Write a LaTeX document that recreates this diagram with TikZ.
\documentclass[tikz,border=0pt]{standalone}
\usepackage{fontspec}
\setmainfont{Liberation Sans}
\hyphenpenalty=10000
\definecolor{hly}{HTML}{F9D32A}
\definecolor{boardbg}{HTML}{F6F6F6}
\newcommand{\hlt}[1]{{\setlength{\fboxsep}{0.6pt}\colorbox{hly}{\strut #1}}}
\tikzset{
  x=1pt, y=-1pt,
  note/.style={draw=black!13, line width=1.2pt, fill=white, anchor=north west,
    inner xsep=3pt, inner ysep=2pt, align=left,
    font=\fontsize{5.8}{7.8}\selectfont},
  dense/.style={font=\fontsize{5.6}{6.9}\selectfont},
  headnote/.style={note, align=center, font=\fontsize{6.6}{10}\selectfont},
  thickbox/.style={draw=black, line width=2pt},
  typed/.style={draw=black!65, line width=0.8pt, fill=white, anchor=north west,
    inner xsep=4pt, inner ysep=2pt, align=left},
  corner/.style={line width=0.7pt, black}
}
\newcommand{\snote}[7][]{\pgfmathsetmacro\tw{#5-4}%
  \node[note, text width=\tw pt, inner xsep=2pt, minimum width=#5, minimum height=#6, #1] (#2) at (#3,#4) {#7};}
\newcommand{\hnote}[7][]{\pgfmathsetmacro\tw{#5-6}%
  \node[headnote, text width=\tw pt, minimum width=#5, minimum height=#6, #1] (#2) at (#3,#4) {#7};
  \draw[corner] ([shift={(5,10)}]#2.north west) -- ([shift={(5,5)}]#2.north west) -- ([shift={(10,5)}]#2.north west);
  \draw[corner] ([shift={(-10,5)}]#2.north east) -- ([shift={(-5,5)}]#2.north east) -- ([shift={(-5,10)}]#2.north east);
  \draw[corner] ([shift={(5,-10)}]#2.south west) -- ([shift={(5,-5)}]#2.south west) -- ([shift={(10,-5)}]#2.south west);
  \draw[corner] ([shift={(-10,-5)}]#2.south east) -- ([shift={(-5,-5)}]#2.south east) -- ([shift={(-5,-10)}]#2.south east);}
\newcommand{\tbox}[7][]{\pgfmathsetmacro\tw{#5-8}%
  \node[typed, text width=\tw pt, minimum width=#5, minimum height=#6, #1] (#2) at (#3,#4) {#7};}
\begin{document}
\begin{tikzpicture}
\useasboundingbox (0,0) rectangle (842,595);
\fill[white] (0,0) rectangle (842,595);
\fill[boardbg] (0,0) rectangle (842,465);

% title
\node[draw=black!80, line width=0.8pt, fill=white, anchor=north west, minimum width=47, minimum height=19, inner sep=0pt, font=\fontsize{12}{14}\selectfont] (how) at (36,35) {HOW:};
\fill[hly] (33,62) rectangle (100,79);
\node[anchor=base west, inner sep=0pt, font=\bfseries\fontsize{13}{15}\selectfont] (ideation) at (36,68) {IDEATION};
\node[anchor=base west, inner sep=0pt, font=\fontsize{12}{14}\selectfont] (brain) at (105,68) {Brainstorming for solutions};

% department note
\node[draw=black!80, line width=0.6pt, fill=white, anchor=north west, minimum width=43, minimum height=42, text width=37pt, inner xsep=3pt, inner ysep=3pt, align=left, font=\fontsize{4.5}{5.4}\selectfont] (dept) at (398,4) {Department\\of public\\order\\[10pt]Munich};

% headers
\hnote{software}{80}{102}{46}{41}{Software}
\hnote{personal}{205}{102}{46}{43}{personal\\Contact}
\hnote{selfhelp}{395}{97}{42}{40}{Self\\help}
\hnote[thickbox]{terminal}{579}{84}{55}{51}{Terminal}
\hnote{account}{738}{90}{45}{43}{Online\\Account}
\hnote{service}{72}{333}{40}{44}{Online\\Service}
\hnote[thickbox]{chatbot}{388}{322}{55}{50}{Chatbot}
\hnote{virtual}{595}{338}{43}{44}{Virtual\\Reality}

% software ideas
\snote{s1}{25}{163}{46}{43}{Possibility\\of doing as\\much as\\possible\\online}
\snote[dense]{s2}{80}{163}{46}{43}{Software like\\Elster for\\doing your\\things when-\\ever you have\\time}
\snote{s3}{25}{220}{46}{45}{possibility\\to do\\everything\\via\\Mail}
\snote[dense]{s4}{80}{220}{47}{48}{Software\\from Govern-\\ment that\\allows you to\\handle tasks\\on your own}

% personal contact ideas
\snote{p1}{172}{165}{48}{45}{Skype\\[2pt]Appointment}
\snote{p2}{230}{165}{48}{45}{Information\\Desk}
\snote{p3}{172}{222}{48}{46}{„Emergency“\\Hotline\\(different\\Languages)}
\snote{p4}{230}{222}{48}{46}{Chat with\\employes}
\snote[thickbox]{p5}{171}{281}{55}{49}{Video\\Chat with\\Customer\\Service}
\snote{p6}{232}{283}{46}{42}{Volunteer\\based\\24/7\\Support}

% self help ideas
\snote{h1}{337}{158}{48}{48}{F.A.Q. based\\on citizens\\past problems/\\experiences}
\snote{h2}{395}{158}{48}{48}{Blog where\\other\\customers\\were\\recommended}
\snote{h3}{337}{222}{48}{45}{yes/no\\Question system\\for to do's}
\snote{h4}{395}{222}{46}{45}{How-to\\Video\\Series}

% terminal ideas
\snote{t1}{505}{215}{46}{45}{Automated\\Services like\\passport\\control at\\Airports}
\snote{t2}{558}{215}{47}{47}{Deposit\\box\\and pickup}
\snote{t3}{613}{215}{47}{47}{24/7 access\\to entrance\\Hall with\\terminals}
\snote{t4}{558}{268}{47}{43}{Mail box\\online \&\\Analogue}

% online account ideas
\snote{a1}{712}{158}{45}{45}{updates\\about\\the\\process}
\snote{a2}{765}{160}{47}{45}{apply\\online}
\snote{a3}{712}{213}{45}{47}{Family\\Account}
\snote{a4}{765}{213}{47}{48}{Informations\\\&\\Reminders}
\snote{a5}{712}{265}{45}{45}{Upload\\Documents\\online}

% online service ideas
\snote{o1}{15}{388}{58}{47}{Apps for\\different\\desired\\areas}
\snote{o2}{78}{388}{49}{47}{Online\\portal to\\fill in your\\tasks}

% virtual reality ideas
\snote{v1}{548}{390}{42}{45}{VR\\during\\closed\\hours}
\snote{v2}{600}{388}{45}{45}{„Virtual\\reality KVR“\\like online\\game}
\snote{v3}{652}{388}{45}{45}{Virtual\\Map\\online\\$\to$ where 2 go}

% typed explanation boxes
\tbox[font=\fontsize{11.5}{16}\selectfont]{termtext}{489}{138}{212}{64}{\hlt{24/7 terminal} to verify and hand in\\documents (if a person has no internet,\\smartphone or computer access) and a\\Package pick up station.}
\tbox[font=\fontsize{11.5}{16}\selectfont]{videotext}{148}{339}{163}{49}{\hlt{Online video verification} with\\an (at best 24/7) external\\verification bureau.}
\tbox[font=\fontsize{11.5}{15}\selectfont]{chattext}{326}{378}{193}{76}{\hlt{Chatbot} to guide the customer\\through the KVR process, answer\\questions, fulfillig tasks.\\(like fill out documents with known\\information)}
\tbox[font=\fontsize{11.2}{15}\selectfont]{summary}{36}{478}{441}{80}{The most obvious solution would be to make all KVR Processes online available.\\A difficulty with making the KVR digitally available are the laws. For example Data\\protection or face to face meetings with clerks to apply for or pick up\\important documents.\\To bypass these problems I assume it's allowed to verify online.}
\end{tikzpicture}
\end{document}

- - -

Check each line of the material above for "that" and say how many lines contain it, giving the number alone.

Answer =
2